• _Goal_: Give back exactly the lines running from the line that holds "Convert this chart" through the line that holds "import seaborn as sns", ends included, and no other lines.

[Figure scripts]
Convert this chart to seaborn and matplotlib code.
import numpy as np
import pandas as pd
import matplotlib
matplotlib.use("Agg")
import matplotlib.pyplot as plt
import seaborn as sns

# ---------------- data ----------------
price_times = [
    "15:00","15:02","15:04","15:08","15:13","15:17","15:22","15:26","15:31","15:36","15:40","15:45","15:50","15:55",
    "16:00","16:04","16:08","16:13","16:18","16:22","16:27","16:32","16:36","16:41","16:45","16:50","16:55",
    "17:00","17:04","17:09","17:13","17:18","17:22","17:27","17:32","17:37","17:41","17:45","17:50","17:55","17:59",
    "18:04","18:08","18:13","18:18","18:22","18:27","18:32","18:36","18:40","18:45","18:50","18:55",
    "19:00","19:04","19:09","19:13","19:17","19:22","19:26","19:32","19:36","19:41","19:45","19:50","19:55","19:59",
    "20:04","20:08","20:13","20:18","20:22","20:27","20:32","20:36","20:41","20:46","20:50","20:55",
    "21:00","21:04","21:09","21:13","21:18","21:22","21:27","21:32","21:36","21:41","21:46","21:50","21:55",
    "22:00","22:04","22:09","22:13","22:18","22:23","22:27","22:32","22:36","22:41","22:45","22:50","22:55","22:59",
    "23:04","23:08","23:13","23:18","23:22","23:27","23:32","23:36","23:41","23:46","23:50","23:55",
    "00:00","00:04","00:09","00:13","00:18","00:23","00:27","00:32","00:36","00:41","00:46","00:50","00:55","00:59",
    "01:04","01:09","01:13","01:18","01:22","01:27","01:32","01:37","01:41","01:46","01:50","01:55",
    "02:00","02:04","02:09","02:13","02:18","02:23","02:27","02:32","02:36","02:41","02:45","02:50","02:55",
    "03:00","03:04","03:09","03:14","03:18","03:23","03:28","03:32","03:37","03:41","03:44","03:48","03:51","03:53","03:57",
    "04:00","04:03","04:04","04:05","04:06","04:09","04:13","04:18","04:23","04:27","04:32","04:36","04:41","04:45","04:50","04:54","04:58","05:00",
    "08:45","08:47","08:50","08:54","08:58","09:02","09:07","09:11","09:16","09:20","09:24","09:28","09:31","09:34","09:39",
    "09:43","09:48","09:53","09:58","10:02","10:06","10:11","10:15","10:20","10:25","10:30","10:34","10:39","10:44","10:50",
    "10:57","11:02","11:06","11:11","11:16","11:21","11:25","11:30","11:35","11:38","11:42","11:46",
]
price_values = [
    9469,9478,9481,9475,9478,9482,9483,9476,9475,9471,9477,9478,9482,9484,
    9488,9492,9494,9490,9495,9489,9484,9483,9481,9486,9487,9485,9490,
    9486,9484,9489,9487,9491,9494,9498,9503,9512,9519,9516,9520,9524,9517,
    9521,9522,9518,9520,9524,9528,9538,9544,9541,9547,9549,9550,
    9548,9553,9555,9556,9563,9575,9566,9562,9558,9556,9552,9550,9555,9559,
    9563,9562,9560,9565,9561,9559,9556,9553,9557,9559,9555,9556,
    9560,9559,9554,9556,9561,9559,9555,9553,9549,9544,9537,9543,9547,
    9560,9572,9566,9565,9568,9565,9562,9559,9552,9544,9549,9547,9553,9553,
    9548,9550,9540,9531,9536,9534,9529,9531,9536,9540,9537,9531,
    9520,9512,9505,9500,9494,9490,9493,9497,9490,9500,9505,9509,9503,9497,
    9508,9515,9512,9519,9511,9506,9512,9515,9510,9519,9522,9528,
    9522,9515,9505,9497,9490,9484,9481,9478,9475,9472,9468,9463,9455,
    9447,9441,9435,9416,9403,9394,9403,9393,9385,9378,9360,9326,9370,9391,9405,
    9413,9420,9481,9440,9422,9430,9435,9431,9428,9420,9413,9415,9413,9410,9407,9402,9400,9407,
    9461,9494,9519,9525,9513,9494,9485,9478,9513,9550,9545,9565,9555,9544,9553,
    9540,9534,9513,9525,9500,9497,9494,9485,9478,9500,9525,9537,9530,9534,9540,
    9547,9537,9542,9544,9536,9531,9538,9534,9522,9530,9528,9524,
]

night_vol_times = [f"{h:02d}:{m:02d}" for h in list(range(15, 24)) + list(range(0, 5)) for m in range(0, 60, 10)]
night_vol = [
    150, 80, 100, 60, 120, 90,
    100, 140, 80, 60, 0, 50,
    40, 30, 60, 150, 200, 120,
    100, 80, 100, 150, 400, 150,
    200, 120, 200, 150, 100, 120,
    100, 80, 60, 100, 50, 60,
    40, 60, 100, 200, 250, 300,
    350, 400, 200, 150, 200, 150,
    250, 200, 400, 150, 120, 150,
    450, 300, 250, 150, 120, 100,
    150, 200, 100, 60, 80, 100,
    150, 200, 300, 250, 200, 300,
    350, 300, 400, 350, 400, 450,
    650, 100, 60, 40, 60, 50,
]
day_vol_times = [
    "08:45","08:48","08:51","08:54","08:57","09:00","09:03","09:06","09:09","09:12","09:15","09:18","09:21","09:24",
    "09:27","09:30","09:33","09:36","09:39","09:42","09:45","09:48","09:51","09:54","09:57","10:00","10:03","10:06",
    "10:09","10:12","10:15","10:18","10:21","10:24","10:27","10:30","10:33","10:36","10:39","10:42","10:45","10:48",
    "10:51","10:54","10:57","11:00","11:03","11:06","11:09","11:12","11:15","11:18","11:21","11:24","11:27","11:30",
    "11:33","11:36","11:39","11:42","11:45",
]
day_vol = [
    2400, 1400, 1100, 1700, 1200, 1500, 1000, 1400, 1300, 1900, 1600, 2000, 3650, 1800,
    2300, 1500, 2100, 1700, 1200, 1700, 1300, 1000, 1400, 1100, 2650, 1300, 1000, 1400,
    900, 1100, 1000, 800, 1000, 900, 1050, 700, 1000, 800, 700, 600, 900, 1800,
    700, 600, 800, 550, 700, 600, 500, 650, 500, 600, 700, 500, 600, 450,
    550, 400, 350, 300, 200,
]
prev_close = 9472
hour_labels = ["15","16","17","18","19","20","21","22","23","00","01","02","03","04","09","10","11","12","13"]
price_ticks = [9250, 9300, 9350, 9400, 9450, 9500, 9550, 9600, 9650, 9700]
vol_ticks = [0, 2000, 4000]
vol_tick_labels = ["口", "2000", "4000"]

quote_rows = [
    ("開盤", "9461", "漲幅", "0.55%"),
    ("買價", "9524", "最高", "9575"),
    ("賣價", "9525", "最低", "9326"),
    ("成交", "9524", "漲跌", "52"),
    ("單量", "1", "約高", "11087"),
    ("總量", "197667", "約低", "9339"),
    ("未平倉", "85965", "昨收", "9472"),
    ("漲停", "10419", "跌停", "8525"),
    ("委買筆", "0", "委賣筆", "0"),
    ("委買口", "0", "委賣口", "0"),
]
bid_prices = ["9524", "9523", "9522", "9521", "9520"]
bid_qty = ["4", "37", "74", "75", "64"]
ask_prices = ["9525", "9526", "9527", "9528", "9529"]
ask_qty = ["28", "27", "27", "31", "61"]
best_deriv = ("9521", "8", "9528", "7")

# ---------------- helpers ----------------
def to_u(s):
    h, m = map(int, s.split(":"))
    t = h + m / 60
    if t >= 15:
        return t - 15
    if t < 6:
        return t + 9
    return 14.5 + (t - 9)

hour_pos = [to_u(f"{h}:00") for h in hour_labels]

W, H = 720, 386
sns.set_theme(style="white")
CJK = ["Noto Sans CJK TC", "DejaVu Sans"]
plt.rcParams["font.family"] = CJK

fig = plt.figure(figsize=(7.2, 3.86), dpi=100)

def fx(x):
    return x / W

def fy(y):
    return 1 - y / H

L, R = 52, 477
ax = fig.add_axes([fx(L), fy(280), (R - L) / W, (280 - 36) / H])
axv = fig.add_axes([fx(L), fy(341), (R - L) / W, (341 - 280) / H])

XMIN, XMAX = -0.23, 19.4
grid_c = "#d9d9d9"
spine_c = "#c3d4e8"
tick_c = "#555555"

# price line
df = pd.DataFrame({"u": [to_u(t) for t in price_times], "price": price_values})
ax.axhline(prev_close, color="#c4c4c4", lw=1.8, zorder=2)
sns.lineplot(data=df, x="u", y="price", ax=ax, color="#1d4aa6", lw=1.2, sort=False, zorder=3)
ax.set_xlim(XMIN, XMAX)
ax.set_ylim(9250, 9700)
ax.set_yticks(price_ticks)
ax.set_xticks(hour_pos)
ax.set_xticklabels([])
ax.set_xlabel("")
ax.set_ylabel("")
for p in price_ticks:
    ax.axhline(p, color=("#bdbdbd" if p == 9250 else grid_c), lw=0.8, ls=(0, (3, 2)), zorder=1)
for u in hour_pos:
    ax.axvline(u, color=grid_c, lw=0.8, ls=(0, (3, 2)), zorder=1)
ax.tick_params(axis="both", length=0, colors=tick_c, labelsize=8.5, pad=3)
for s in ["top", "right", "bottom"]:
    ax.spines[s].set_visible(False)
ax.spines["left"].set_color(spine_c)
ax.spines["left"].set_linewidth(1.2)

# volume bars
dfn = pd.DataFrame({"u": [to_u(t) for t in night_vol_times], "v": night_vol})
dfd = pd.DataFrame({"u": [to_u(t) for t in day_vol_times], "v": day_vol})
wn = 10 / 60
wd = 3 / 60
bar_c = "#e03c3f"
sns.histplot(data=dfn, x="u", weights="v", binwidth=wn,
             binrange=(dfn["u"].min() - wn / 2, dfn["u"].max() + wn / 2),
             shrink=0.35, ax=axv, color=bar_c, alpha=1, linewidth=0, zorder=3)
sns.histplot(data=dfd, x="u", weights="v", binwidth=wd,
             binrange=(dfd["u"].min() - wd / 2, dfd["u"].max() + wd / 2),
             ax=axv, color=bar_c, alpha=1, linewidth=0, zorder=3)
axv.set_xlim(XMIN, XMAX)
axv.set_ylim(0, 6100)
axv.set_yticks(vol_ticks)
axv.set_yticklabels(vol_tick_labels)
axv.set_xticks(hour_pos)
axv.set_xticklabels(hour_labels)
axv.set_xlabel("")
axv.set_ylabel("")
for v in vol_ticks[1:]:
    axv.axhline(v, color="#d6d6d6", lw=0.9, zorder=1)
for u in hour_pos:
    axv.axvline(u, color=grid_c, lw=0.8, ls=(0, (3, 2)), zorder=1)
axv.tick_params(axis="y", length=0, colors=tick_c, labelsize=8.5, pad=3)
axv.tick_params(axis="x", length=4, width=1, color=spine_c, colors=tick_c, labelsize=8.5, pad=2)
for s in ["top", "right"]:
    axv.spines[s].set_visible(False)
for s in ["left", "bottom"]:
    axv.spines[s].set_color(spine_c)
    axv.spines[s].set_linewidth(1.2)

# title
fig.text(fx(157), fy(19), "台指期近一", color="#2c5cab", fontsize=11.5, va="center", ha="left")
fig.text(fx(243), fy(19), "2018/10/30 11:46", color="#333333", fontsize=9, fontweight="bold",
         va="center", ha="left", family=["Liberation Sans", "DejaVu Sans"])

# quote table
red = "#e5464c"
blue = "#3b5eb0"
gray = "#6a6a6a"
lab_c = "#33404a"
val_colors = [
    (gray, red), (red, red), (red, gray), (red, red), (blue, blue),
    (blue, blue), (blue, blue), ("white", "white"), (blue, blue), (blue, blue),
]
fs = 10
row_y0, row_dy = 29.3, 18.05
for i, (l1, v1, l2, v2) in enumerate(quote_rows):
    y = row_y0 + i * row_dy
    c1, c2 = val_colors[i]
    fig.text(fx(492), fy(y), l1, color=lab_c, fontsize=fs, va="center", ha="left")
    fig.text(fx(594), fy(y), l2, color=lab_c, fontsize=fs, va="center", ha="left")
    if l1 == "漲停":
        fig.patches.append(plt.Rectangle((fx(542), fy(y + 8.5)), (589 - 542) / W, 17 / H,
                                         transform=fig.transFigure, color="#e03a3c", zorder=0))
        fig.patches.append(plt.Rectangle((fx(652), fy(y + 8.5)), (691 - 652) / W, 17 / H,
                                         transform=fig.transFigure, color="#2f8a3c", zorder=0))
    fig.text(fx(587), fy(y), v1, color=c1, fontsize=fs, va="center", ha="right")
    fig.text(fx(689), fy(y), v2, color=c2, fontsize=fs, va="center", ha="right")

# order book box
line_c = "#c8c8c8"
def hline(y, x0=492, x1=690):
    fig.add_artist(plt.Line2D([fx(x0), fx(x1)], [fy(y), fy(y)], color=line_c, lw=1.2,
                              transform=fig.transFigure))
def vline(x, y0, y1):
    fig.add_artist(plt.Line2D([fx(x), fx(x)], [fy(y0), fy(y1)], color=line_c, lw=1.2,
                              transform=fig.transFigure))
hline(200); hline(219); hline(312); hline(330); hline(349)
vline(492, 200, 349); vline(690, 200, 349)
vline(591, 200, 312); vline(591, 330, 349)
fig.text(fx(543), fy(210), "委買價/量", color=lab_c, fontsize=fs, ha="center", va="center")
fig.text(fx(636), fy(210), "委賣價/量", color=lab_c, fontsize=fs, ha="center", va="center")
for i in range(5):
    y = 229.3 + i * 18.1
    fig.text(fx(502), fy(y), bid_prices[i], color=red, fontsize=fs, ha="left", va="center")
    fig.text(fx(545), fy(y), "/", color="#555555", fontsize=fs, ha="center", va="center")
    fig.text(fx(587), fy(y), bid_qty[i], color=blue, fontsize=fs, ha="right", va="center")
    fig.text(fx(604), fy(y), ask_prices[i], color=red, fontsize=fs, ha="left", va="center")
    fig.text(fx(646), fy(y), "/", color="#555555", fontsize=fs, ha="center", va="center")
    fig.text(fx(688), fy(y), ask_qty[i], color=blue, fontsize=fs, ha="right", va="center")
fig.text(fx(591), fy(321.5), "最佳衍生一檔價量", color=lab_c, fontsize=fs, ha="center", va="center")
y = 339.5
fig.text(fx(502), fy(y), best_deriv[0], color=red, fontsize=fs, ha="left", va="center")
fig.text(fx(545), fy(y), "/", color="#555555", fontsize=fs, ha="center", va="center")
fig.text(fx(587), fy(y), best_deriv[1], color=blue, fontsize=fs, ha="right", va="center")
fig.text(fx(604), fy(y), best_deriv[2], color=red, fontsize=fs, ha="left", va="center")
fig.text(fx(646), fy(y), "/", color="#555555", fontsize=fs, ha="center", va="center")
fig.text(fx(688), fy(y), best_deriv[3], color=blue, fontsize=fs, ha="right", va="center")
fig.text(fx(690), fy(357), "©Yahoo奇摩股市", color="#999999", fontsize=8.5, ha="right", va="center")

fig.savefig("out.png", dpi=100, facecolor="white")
--
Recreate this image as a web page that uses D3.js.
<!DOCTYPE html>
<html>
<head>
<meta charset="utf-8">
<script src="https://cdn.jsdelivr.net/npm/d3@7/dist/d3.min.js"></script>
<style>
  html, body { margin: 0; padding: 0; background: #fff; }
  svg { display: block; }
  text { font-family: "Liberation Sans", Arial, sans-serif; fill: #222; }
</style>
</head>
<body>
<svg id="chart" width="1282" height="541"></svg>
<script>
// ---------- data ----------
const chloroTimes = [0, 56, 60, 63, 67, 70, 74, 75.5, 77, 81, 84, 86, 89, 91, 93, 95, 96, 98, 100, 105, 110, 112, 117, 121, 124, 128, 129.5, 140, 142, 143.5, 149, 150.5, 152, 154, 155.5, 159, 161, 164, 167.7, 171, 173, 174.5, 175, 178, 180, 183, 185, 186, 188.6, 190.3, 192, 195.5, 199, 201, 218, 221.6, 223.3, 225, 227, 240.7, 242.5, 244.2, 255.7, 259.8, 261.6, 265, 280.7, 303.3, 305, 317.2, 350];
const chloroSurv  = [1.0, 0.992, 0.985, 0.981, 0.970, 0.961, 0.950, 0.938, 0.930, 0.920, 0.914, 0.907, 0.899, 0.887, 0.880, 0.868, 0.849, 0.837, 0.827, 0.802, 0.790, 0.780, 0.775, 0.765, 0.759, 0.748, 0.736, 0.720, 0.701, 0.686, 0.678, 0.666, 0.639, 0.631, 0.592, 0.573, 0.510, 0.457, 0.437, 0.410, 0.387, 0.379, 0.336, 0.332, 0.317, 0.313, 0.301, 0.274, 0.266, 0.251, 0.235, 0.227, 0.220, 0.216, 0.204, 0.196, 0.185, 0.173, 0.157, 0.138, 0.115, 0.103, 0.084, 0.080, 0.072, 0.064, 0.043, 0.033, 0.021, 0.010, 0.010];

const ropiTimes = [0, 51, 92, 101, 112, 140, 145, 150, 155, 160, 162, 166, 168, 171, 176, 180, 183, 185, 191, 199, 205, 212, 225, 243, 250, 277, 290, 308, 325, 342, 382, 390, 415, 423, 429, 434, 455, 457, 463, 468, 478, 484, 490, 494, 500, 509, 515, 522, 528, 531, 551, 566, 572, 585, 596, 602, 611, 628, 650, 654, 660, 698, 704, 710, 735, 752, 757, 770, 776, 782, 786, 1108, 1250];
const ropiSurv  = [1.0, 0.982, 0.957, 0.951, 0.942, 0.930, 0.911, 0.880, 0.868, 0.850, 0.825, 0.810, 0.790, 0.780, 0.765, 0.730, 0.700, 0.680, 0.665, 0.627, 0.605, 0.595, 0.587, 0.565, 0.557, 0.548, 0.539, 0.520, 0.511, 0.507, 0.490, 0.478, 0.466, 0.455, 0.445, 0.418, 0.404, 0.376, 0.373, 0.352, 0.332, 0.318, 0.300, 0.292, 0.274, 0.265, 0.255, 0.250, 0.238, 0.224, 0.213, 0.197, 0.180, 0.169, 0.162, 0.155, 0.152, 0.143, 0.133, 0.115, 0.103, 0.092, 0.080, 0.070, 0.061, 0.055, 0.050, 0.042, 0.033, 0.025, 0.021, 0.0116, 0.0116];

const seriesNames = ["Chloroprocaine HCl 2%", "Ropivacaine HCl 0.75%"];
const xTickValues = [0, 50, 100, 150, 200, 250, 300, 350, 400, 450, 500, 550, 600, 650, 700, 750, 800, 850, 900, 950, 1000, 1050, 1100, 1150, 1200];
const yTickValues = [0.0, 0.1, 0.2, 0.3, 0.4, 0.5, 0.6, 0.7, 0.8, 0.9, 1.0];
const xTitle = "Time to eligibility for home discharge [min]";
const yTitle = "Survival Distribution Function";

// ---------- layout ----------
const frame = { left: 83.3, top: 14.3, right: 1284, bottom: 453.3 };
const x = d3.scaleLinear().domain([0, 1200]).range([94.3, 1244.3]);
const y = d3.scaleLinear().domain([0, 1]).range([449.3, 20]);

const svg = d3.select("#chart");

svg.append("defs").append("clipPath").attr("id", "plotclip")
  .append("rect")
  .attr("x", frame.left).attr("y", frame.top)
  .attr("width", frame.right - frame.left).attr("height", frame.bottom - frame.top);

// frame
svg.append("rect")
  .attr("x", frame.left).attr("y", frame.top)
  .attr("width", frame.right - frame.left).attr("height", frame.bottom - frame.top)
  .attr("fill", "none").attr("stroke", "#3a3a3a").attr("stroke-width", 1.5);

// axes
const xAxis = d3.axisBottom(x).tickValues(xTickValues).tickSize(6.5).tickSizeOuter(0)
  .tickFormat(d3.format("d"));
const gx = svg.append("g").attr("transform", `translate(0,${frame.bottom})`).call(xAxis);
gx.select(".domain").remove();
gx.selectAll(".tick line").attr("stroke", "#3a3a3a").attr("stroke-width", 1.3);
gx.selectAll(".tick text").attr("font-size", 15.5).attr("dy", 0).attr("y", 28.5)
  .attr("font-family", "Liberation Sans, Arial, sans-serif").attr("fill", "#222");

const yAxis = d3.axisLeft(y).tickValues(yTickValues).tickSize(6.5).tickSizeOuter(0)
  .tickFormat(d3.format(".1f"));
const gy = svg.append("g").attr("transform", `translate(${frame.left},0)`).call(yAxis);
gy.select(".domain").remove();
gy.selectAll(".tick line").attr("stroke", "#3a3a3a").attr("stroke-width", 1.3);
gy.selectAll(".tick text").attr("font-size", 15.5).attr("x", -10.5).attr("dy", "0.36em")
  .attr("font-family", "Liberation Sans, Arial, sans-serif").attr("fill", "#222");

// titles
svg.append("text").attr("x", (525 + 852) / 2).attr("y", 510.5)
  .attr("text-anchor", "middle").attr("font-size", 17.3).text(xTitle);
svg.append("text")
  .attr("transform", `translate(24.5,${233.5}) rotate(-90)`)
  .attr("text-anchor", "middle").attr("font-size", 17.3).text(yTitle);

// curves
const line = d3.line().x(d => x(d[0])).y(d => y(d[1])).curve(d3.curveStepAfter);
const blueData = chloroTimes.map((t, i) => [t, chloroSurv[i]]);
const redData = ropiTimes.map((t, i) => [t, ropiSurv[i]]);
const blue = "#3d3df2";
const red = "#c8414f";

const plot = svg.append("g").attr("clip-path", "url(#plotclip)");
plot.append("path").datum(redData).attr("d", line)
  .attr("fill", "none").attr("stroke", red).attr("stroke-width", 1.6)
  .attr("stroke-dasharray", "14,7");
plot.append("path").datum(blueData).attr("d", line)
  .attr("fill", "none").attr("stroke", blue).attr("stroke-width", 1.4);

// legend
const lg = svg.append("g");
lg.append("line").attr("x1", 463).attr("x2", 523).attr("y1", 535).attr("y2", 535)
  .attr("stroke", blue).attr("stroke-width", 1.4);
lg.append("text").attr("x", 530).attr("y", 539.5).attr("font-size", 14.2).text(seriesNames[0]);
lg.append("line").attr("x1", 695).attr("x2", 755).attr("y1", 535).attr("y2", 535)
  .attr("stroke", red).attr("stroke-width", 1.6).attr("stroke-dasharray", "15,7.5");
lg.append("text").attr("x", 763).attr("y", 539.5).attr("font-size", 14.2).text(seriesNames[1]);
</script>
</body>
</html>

• _Finished answer_:
Convert this chart to seaborn and matplotlib code.
import numpy as np
import pandas as pd
import matplotlib
matplotlib.use("Agg")
import matplotlib.pyplot as plt
import seaborn as sns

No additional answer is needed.